Portis walked around the camp and got his lay of the land. When he entered the shower trailer, Kirk and Rasmussen happened to be in there, on the cusp of disrobing. With his captain’s bars, in this remote locale, Porter could have been no one other than the new commander. Kirk turned to Rasmussen and said, “All right, let’s get naked.” He dropped his shorts and, as God made him, walked over to Portis and stuck out his hand to greet him. “You must be the new commander,” he said. “I’m Sergeant Kirk.”
Classic Kirk.
Melvin Porter briefed Stoney Portis for three days, and it became clear to the new commander that the men at Camp Keating desperately needed to figure out how to build up its defenses. He’d heard the whispers, of course, that the camp could be shut down at any moment, but until that happened, he would proceed as if he and his newly assigned troops were going to be there until July 2010, when they would hand the outpost over to the next company. From eye level, the camp looked generally fortified. The HESCOs were in place, and there was double- and triple-strand concertina wire enveloping the camp. There certainly were some defensive positions that Portis wanted to improve—first off, he thought, there was too much dead space near the camp’s entry control point of the camp. He understood, however, that there were limits to how much could be done to make the men safe. “COP Keating is practically worthless,” he wrote in his journal. “It’s in a bowl with high mountains all around us.” There were roughly fifty troops here just trying to exist; their only mission was survival.
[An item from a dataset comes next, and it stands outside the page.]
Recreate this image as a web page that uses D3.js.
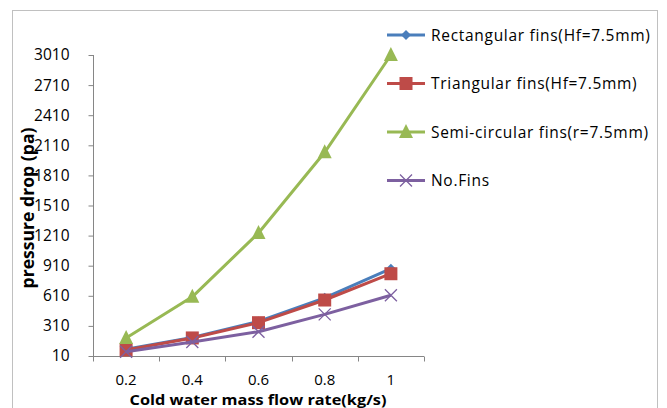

Almost immediately, it was evident that Portis was going to be different from Porter. For example, he had a different reaction to the incoming AK-47 and RPG fire from the Putting Green. Hearing it come in, he stepped outside the operations
center and looked up with his binoculars at the northwestern mountain.
“Sir, you might want to get behind some cover,” suggested “Doc” Courville.
“Yeah,” Portis replied absentmindedly. He went back inside the operations center to get his radio. Lieutenant Carson Shrode was in there, on the radio with John Breeding in the mortar pit. “Hey,” Portis told Shrode, “you need to put five rounds of ‘Willie Pete’ ”—white phosphorous—“up there now.”
Portis walked down the hall, and Shrode ran after him. “Did you just say you want Willie Pete at this grid?” Shrode asked.
“Yeah,” Portis said. “And I want it fucking now.”
“You sure?” Shrode asked. Portis was. There were no civilians at the location from which the enemy was firing, so there was no reason to hesitate.
Shrode got back on his radio and told a still-skeptical Breeding, “No, he’s serious.” Portis glared at Shrode, pissed that his instructions been questioned, let alone debated, in front of other soldiers. “If Willie Pete works,” he said bluntly, “use it.”
There was a new sheriff in town.
Portis’s aunt and uncle had heard the troops lacked even basic equipment, so they sent him a care package that included some Leatherman Multi-Tools, a device containing a knife, pliers, wire cutters, a saw, a hammer, and on and on. Portis told his three platoon leaders each to select a soldier to receive one of the Multi-Tools—someone deserving of special, if informal, recognition.
Salentine picked Specialist Chris Griffin, a member of the Sault Ste. Marie Tribe of Chippewa Indians, from Kincheloe, in the upper peninsula of Michigan. Griffin was a warrior, Salentine thought, who fought and lived with a passion that was second to none. That passion sometimes pushed boundaries—he and Jon Hill almost came to blows once, for instance—but if Salentine could have had ten Griffins, he’d have counted himself lucky.